We'll only work out the math for the case where \(i > n\) 2.
\[ \Pr(i \in S) = \Pr(\text{$i$ is selected})\Pr(\text{$i$ is not replaced} \mid \text{$i$ is selected}) \]
We need to calculate the probability of selecting \(i\). This is obviously just \(\frac{n}{i}\).
Now we need to calculate the probability of not replacing \(i\). The probability for this is the product
\[ \Pr(\text{$i$ is not replaced by $i + 1$}) \Pr(\text{$i$ is not replaced by $i + 2$} \mid \text{$i$ is not replaced before $i + 2$}) \dots \Pr(\text{$i$ is not replaced by $N$} \mid \text{$i$ is not replaced before $N$}) \]
where each term is just
\[ \Pr(\text{$i$ is not replaced by $j$} \mid \text{$i$ is not replaced before $j$}) = \frac{j-1}{j} \]
and thus the product is simply
\[ \frac{i}{i+1} \times \frac{i+1}{i+2} \times \dots \times \frac{N -1}{N} = \frac{i}{N} \]
Combining these two parts.
\[ \Pr(i \in S) = \Pr(\text{$i$ is selected})\Pr(\text{$i$ is not replaced} \mid \text{$i$ is selected}) = \left(\frac{n}{i}\right)\left(\frac{i}{N}\right) = \frac{n}{N} \]
Problem solved.
Julia Implementation
function reservoir_sample(source, n::Int) state = start(source) nSeen = 0 sample = Array(Any, n) # can be specialized ## automatically add first n items while nSeen < n nSeen += 1 item, state = next(source, state) sample[nSeen] = item ## check for early exhaustion of source if done(source, state) error("Source is not sufficiently long") end end ## then continue until all items are exhausted while !done(source, state) item, state = next(source, state) nSeen += 1 r = rand(1:nSeen) if r <= n sample[r] = item end end return sample end
A note on the second-order probabilities
One subtlety that might escape the notice of non-statisticians is that we not only care about the probability of inclusion of a single element, but also second and higher order inclusion probabilities.
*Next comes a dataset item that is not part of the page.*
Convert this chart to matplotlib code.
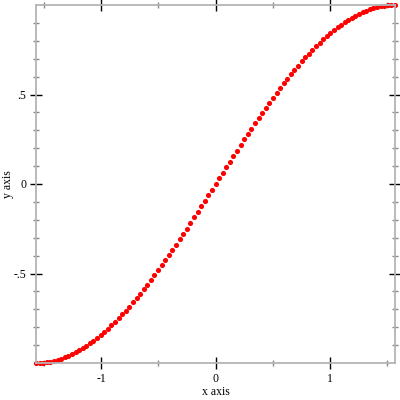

The nth-order inclusion probabilities are simply the probabilities \(\Pr(z_{1} \in S, z_{2} \in S, \dots z_{n} \in S)\) for any permutation \(z\).
To illustrate why we might care about these properties suppose you have 10 Democrats and 10 Republicans in a room and you want to estimate the President's approval rating. Because you don't want to interview them all, you'll settle with a sample of 10. One method which gives you equal first-order selection probabilities is to flip a coin: heads you select all of the Democrats, tails you select all of the Republicans. Your estimate will be unbiased, but nobody would think this is a good sampling strategy because your variance is going to be much larger than necessary.
Now, Wikipedia states that the second-order probabilities depend upon the order of the records:
While the first-order selection probabilities are equal to k/n … the second order selection probabilities depend on the order in which the records are sorted in the original reservoir.
This is false. We can prove this by induction. If we're selecting n elements our base case will be the stage where where have seen \(n\) elements from a source of length \(N\). Clearly the second-order inclusion probabilities are equal since they're all 1 as everything is in our sample.
Now if we have equal second-order inclusion probabilities when we've seen \(k \ge n\) elements we just have to show that we still have equal second-order inclusion probabilities when we've seen \(k+1\) elements. We have two cases, the first where we include the new element \(k+1\)
\[ \Pr_{k+1}(i \in S, k+1 \in S) = \Pr_{k}(i) \times \Pr(\text{$k+1$ is selected but does not replace $i$}) = \frac{n}{k} \times \frac{n-1}{k+1} \]
and the second in which \(i\) and \(j\) are both less than \(k+1\).
\[ \Pr_{k+1}(i \in S, j \in S) = \Pr_{k}(i, j) \times \Pr(\text{neither $i$ or $j$ are replaced}) = \Pr_{k}(i, j) \times \frac{(k+1)-2}{k+1}\]
and because \(\Pr_{k}(i,j)\) are all equal, it must be equal to \(\frac{n(n-1)}{k(k-1)}\) so the above expression is just
\[ \Pr_{k+1}(i \in S, j \in S) = \Pr_{k}(i, j) \times \frac{(k+1)-2}{k+1} = \frac{n}{k} \times \frac{n-1}{k+1} \]
And thus we've shown all of the second-order probabilities are equal at step \(k+1\). Apply induction and it holds for all of our steps. A similar argument could be made for all of the higher-order inclusion probabilities.
Footnotes:
Or not, if we're doing something like estimating a population mean we can use the Horvitz-Thompson estimator which takes into account differing inclusion probabilities so our estimate remains unbiased. It messes with your variance though.
Proving the case where \(i \le n\) would be a good check for understanding the proof for \(i > n\).